Cass. com., 15 janvier 2020, n°18-10.512, Publié au Bulletin
Le juge du fond qui considère que la notion de « partenaire commercial » visée par l’ancien article L.442-6, I, 2° du Code de commerce implique « une volonté commune et réciproque d’effectuer de concert des actes ensemble dans des activités de production, de distribution ou de service » viole la loi en lui ajoutant des conditions qu’elle ne prévoit pas.
Dans l’arrêt commenté, la société C., société de fourniture de site internet, a conclu avec des clients professionnels un contrat dit d’abonnement de sites Internet et un contrat de licence d’exploitation, lequel était ensuite cédé à des loueurs financiers, les sociétés P. et L., ces dernières devenant alors créancières des sommes dues par le client.

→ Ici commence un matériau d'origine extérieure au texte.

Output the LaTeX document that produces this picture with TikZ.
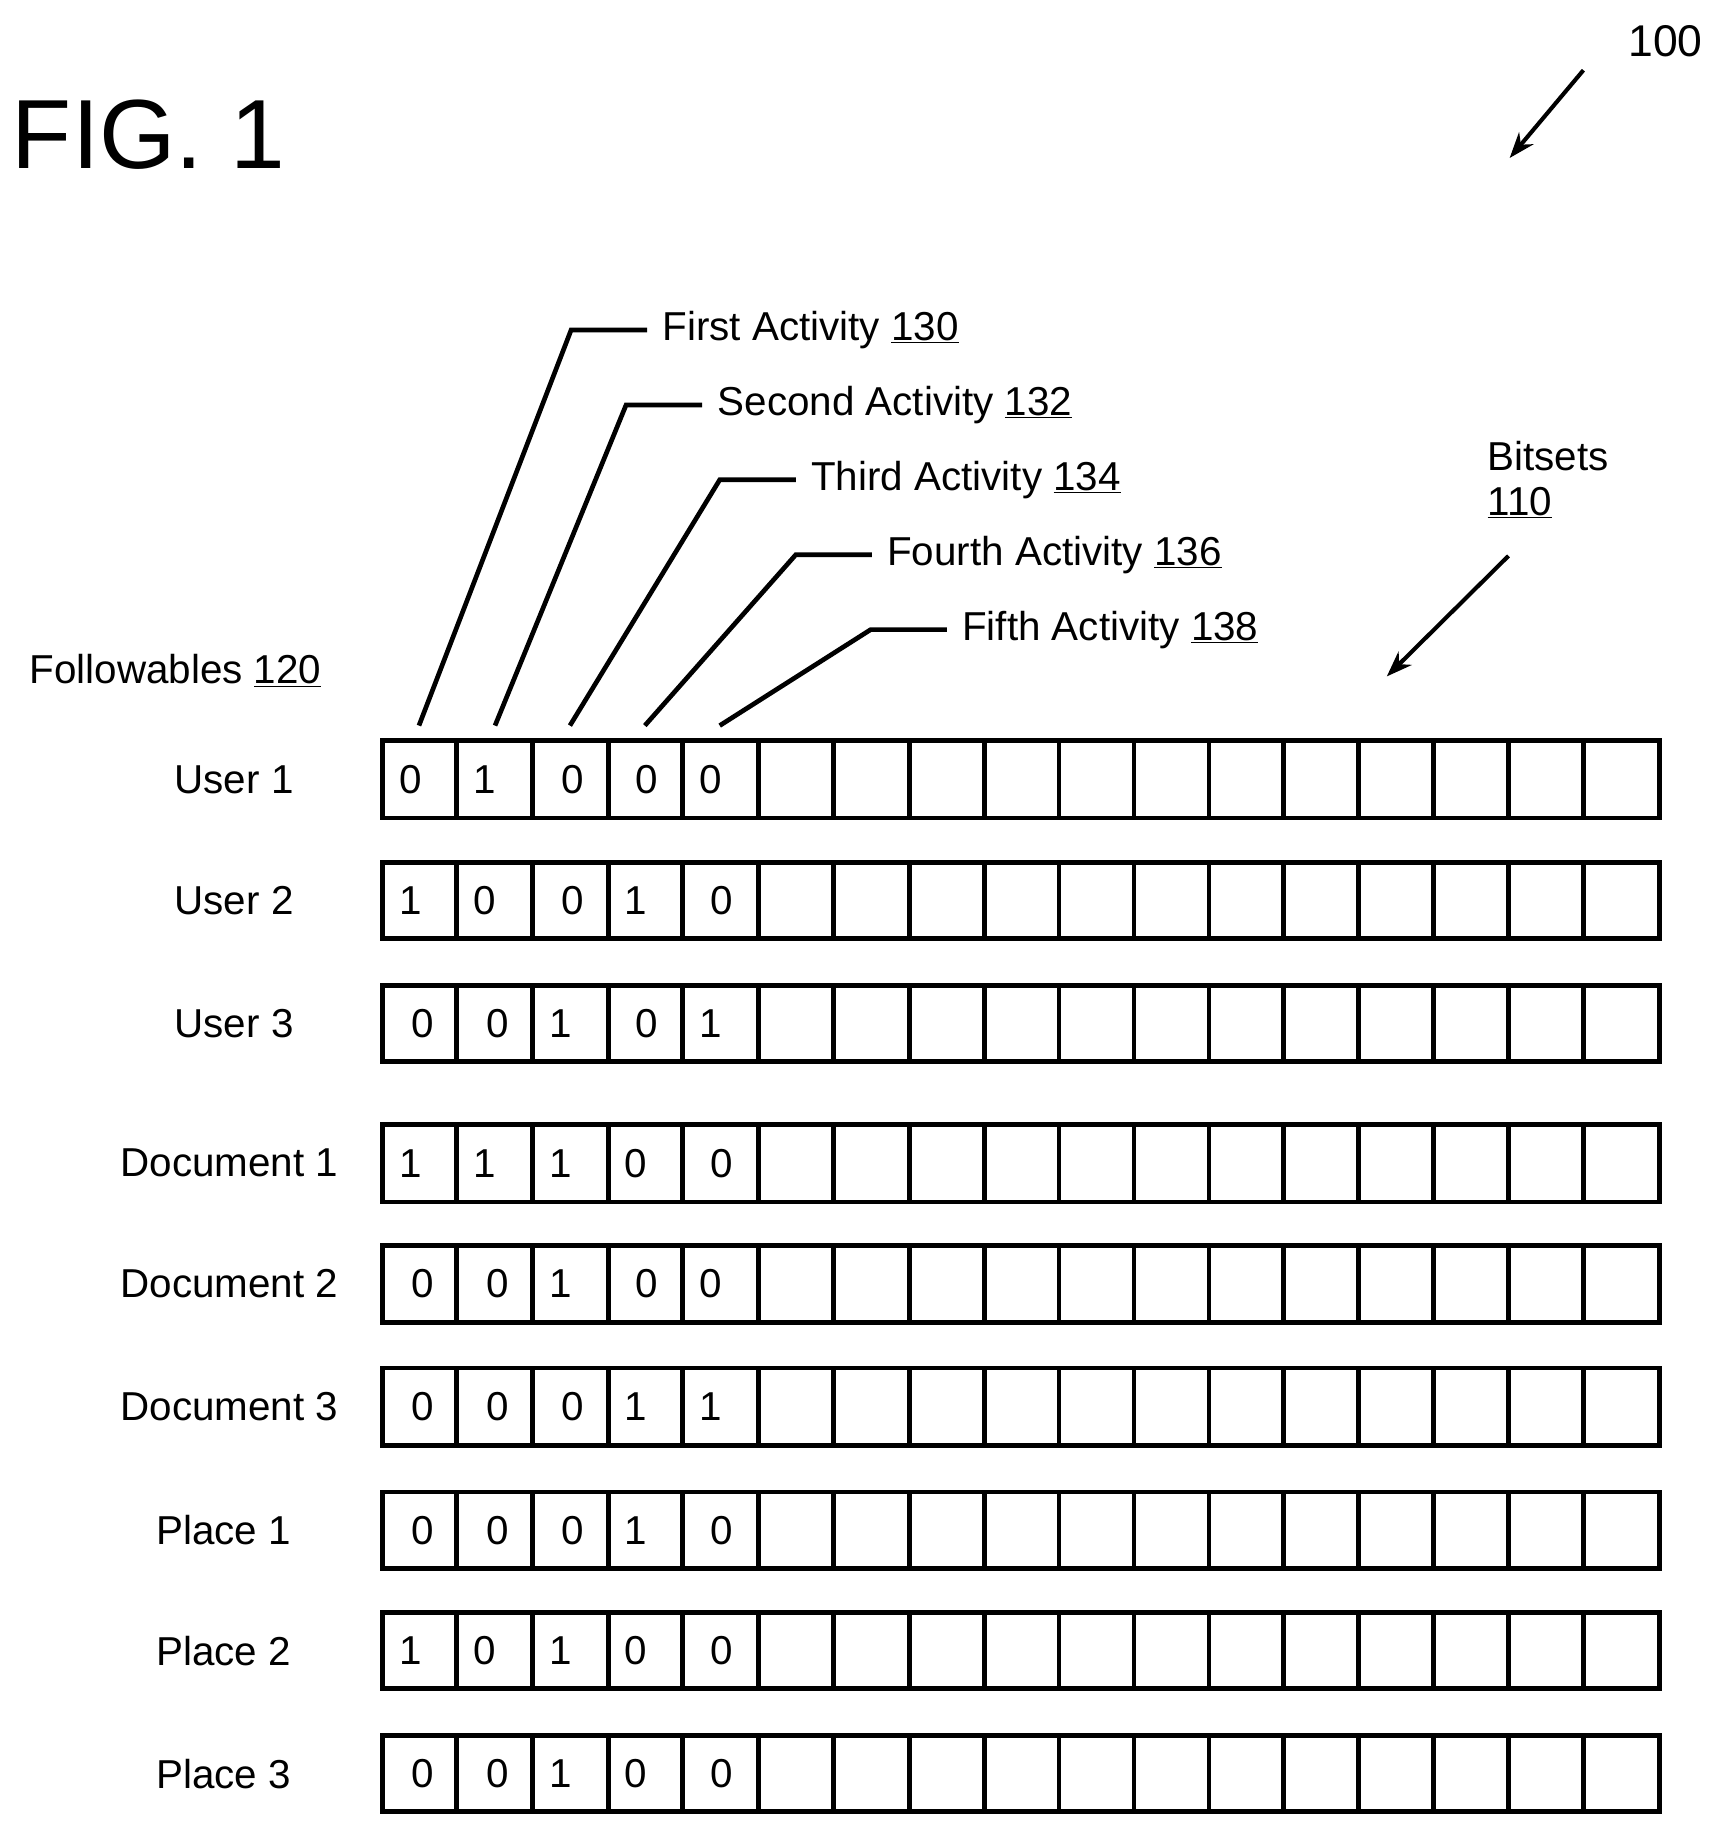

Suite à la dénonciation par plusieurs clients des pratiques commerciales de la société C., cette dernière a été assignée le 18 novembre 2011 par le ministre de l’économie pour violation de l’article L.442-6, I, 2° du Code de commerce aux fins d’obtenir la cessation desdites pratiques, l’annulation des clauses contractuelles de nature à créer un déséquilibre significatif au détriment des clients et le paiement d’une amende civile.
La cour d’appel de Paris avait considéré dans son arrêt du 27 septembre 2017 :
- D’une part, que les textes relatifs aux pratiques restrictives de concurrence ne s’appliquaient pas aux sociétés de location financière car « l’article L.511-4 du Code monétaire et financier prévoit seulement que les articles L.420-1 à L.420-4 du Code de commerce sur les pratiques anticoncurrentielles s’appliquent aux établissements de crédit et aux sociétés de financement pour leurs opérations de banque et leurs opérations connexes définies à l’article L.311-2 du même code », de sorte que les activités exercées par la société L. dans le cadre des opérations de location financière ne relèvent pas du Code de commerce mais des dispositions spécifiques du Code monétaire et financier ;
- D’autre part, que l’article L.442-6, I, 2° du Code de commerce ne s’appliquait pas aux relations entre les sociétés C., P. et L. et leurs clients, qui, selon la cour, n’étaient pas des relations de partenariat car les conventions de création et d’exploitation d’un site Internet dans lesquelles étaient stipulées les clauses contestées « n’impliquaient pas une volonté commune et réciproque d’effectuer de concert des actes ensemble dans des activités de production, de distribution ou de service ».
Par l’arrêt commenté, la Cour de cassation a confirmé la position de la cour d’appel de Paris en ce qu’elle a refusé l’application des dispositions relatives aux pratiques restrictives de concurrence aux sociétés de location financière.
En revanche, s’agissant des contrats conclus avec les clients professionnels, la Haute cour a censuré la position de la cour d’appel pour avoir violé l’article L.442-6, I, 2° du Code de commerce en lui ajoutant des conditions que le texte ne prévoit pas.
Bien que la Cour de cassation se soit prononcée au regard de l’ancien article L.442-6, I, 2° du Code de commerce, la solution qu’elle retient va sans doute dans le sens du nouvel article L.442-1 du Code de commerce, qui ne vise plus un « partenaire commercial », mais « l’autre partie ».
Si la notion de « partenaire commercial » pouvait jusqu’alors donner lieu à une interprétation de la part des juges du fond ayant pour effet de restreindre l’application de l’article L.442-6, I, 2° ancien, la nouvelle notion d’« autre partie », bien plus large (il serait difficile de faire plus large), devrait quant à elle assurément empêcher les juges de restreindre l’application du nouveau texte, ce qui aurait de facto pour conséquence d’élargir de manière significative le champ d’application de ce dernier.